In my absence from Washington state, my mom has become a cake sensei.  She's always made fabulous desserts, but now her cakes are growing to the stuff of extended-family-and-friend legend.  For me, she baked a scratch Red Velvet Cake with Cream Cheese Icing.  I could barely eat half a piece after gorging my way across the table, but the light cake, echoing notes of cocoa, danced off the tangy icing like a 50's fairy tale.  I brought home 2 pieces along with the Chinese for Matt, which was absolutely not enough.  Oh!  And I made a wish and got to open presents, just like I was 5.  Being 5 is fun.  Although 26 was calling, and I had to go back to Portland, work, chores, obligations, homework, bills and general sad times after breakfast on Sunday with my little sister. 

The truth is, I could have been up there eating a Ziploc full of Cheerios and been having the best weekend ever.  That's the thing about food - it's not really the thing, is it?

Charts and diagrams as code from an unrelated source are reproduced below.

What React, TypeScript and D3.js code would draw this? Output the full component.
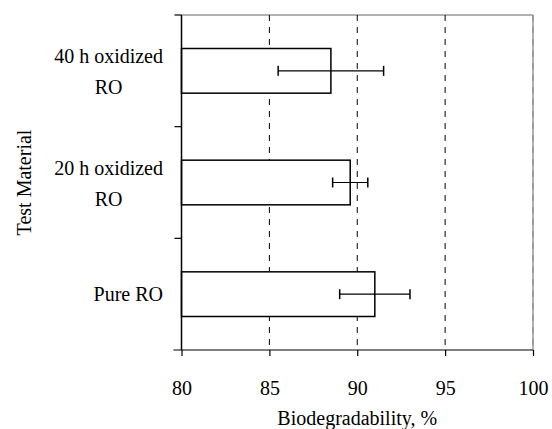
import React, { useEffect, useRef } from 'react';
import * as d3 from 'd3';

// data
const categories = ['40 h oxidized|RO', '20 h oxidized|RO', 'Pure RO'];
const values = [88.5, 89.6, 91.0];
const errors = [3.0, 1.0, 2.0];
const xTicks = [80, 85, 90, 95, 100];

const W = 552;
const H = 429;

const App = () => {
  const ref = useRef<SVGSVGElement | null>(null);

  useEffect(() => {
    const svg = d3.select(ref.current);
    svg.selectAll('*').remove();

    const left = 181.5, right = 533, top = 15, bottom = 350;
    const font = 'Liberation Serif, serif';

    const x = d3.scaleLinear().domain([80, 100]).range([left, right]);
    const y = d3.scaleBand()
      .domain(categories)
      .range([top, bottom])
      .paddingInner(0.6)
      .paddingOuter(0.3);
    const step = y.step();

    // plot border (top + right) gray
    svg.append('line')
      .attr('x1', left).attr('x2', right).attr('y1', top).attr('y2', top)
      .attr('stroke', '#999').attr('stroke-width', 1.5);
    svg.append('line')
      .attr('x1', right).attr('x2', right).attr('y1', top).attr('y2', bottom)
      .attr('stroke', '#999').attr('stroke-width', 1.5);

    // dashed grid
    svg.selectAll('line.grid')
      .data(xTicks.slice(1))
      .enter().append('line')
      .attr('class', 'grid')
      .attr('x1', d => x(d)).attr('x2', d => x(d))
      .attr('y1', top).attr('y2', bottom)
      .attr('stroke', d => (d === 100 ? '#888' : '#000'))
      .attr('stroke-width', 1)
      .attr('stroke-dasharray', '6,6');

    // bars
    svg.selectAll('rect.bar')
      .data(categories)
      .enter().append('rect')
      .attr('class', 'bar')
      .attr('x', x(80))
      .attr('y', d => y(d)!)
      .attr('width', (d, i) => x(values[i]) - x(80))
      .attr('height', y.bandwidth())
      .attr('fill', '#fff')
      .attr('stroke', '#000')
      .attr('stroke-width', 1.5);

    // error bars
    const eb = svg.selectAll('g.err')
      .data(categories)
      .enter().append('g')
      .attr('class', 'err')
      .attr('transform', d => `translate(0, ${y(d)! + y.bandwidth() / 2})`);
    eb.append('line')
      .attr('x1', (d, i) => x(values[i] - errors[i]))
      .attr('x2', (d, i) => x(values[i] + errors[i]))
      .attr('stroke', '#000').attr('stroke-width', 1.2);
    eb.append('line')
      .attr('x1', (d, i) => x(values[i] - errors[i]))
      .attr('x2', (d, i) => x(values[i] - errors[i]))
      .attr('y1', -5).attr('y2', 5)
      .attr('stroke', '#000').attr('stroke-width', 1.5);
    eb.append('line')
      .attr('x1', (d, i) => x(values[i] + errors[i]))
      .attr('x2', (d, i) => x(values[i] + errors[i]))
      .attr('y1', -5).attr('y2', 5)
      .attr('stroke', '#000').attr('stroke-width', 1.5);

    // x axis
    const xAxis = svg.append('g')
      .attr('transform', `translate(0, ${bottom})`)
      .call(d3.axisBottom(x).tickValues(xTicks).tickSize(6).tickSizeOuter(0));
    xAxis.attr('font-family', font).attr('font-size', 20);
    xAxis.select('.domain').remove();
    xAxis.append('line')
      .attr('x1', left - 8).attr('x2', right).attr('stroke', '#000').attr('stroke-width', 1.2);
    xAxis.selectAll('.tick line').attr('stroke-width', 1.2);
    xAxis.selectAll('.tick text')
      .attr('y', 45)
      .attr('dy', 0)
      .attr('font-family', font)
      .attr('font-size', 20)
      .attr('fill', '#000');

    // y axis line + ticks at band boundaries
    svg.append('line')
      .attr('x1', left).attr('x2', left).attr('y1', top).attr('y2', bottom)
      .attr('stroke', '#000').attr('stroke-width', 1.5);
    const bounds = d3.range(categories.length + 1).map(i => top + i * step);
    svg.selectAll('line.ytick')
      .data(bounds.slice(0, -1))
      .enter().append('line')
      .attr('class', 'ytick')
      .attr('x1', left - 7).attr('x2', left)
      .attr('y1', d => d).attr('y2', d => d)
      .attr('stroke', '#000').attr('stroke-width', 1.2);

    // category labels: block right-aligned, lines centred inside
    const labelRight = 163;
    categories.forEach(c => {
      const lines = c.split('|');
      const cy = y(c)! + y.bandwidth() / 2;
      const g = svg.append('g');
      const texts = lines.map((ln, j) =>
        g.append('text')
          .attr('y', cy + (lines.length === 1 ? 7 : -7.5 + j * 30.5))
          .attr('font-family', font)
          .attr('font-size', 20)
          .attr('text-anchor', 'middle')
          .text(ln)
      );
      const widths = texts.map(t => (t.node() as SVGTextElement).getComputedTextLength());
      const maxW = d3.max(widths) || 0;
      texts.forEach(t => t.attr('x', labelRight - maxW / 2));
    });

    // axis titles
    svg.append('text')
      .attr('x', (left + right) / 2)
      .attr('y', 425)
      .attr('text-anchor', 'middle')
      .attr('font-family', font)
      .attr('font-size', 20)
      .text('Biodegradability, %');

    svg.append('text')
      .attr('transform', `translate(31, ${(top + bottom) / 2}) rotate(-90)`)
      .attr('text-anchor', 'middle')
      .attr('font-family', font)
      .attr('font-size', 20)
      .text('Test Material');
  }, []);

  return (
    <svg
      ref={ref}
      width={W}
      height={H}
      style={{ position: 'absolute', left: 0, top: 0, background: '#fff' }}
    />
  );
};

export default App;
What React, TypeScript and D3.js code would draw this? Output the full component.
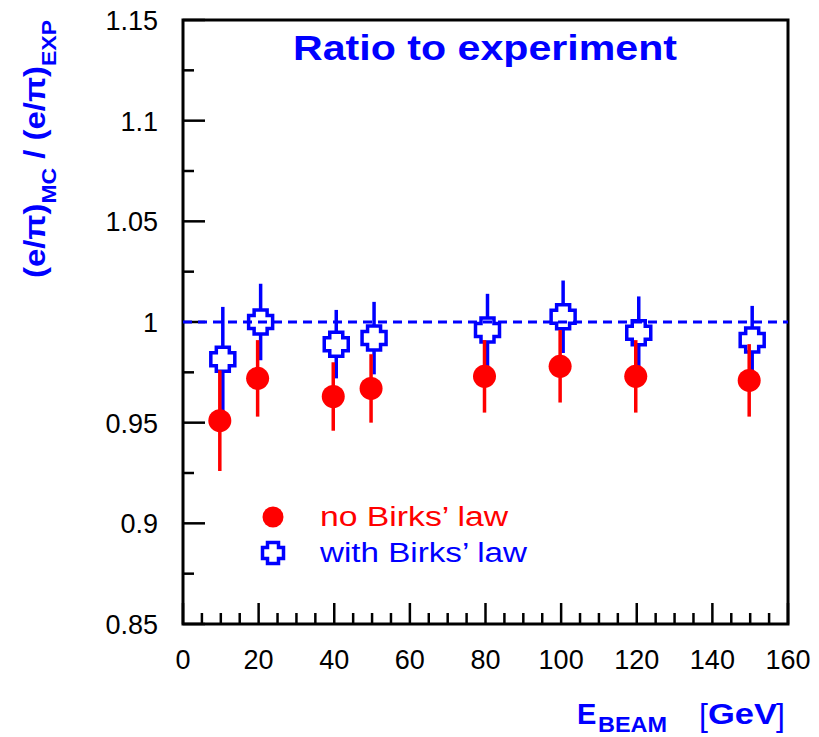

  1. When did you become so wise? "Thats the thing about food-its not really the thing, is it?" We loved having you home, as always. Glad you had fun too.

  2. I'm Sounders 'til I die
    I'm Sounders 'til I die
    I know I am, I'm sure I am
    I'm Sounders 'til I die

    Next year we can visit and watch the Sounders crush the Portland Timbers!

  3. I love the Four Seasons in Enumclaw, too!